Inevitably, for the longest time, no matter how often Barthelme brought up the subject of my work — teaching part of the year in a new position at the University of Houston, he even telephoned me now and then over the years to see how I was progressing — I managed to put him off. And when he’d revisit the notion of my attending the University of Iowa — some three or four times over a six-year or so period — I never took that, or his other efforts to help me, seriously.

Still, I kept fooling around on a typewriter at night and on the weekends, while accumulating stacks of unfinished scenes, vignettes, and, I suppose, what might pass as chapters of something about the way I had come up in life, too raw in both content and style, I thought deep down, for anyone in the publishing world to really care about.

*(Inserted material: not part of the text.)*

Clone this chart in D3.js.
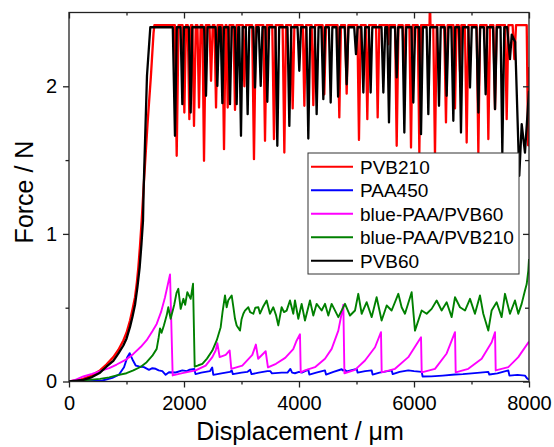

Besides, I had developed a new interest. Born of a flair that I had for gesture drawing and the fact that I had been a junkie for comic books, the children’s literature of my urban youth, for a time I wanted to become a cartoonist like Charles Schultz or Mort Walker. To that point, however, my pursuit of that vocation, which I occasionally spiced up with nighttime life drawing sessions at the Art Students League and National Academy of Design, with the random gorgeous (or homely) model as my subject, had only yielded a few strange children’s stories, an endless procession of birthday and Christmas cards that I made for friends and family (how I loved Christmas), and, given the recession-bound world of those years, some ridiculously obtuse ideas for syndicated strips.

The closest I came to breaking into the biz I owed to my guitar-playing buddy Ching, a zippy draftsman who would later gain momentary fame as the artist of Krypto the Superdog for DC Comics. During one of those weeks when the repetitious nature of my office job had been getting to me, it was Ching, then an inker for DC, who suggested that I go over to their offices during lunch one day and chat with an editor over there, a fellow named Paul Levitz, who might be able to help me with some work. Not as an artist, however — I just didn’t have those chops — but as a scriptwriter. Though it wasn’t anything I’d particularly wanted to do, I gave it a shot, coming up with a story some eight pages long, about two brothers, the first a vampire, á la Dracula, and the second a vampire hunter, á la Van Helsing; I thought it was pretty good, sensitively written, etc., but he called it, to my surprise, “too literary” and highbrow for the average DC reader.